= Theli (dragon) =

Jewish mystical cosmic dragon

Theli (Təlī; also translated as Tali, Thele, T'li, etc.), according to the Sefer Yetzirah, the earliest extant work of Jewish mysticism, is a celestial being who surrounds the universe. Theli is briefly mentioned in two verses of the Sefer Yetzirah. He is described as "above the universe, as a king on his throne". However, his overall purpose is never elaborated upon, and the Sefer Yetzirah itself does not attribute a particular form to Theli. Despite this, in the few sources which mention him, Theli is generally envisioned as a dragon.

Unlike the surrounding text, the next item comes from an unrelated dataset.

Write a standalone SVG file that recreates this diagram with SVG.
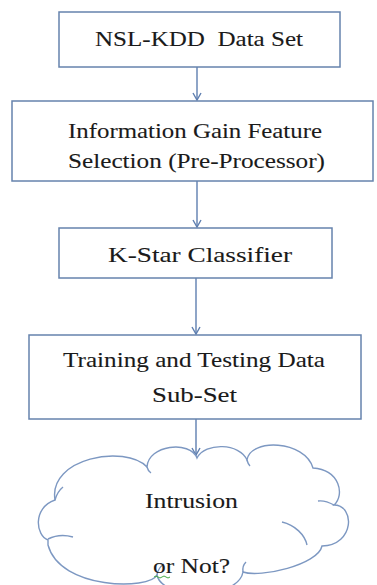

Shabbethai Donnolo, in his commentary on the Sefer Yetzirah, the Hakhmoni, envisioned Theli as a "cosmic dragon" which possessed great power within the universe, and governed both planets and constellations. Saadia Gaon, in his own commentary on the Sefer Yetzirah, sought to explain Theli in purely astronomical terms, and recognized he was not merely a constellation resembling a dragon, although Isidor Kalisch identified Theli with Draco. Ibn Ezra remarked that he was uncertain of what Theli constituted, instead identifying him with Leviathan as a tannin, or sea monster. The Vilna Gaon shares this identification of Theli as a tannin, while still asserting its supremacy over the signs of the zodiac.

The etymology of Theli is uncertain, and the term does not resemble tannin, nakhash (“serpent”), or any other Hebrew word which became associated with “dragon” in later Jewish thought. It could be that it comes from attalū, which is the Akkadian name of a serpent according to the ancients swallows up the sun and causes its eclipse.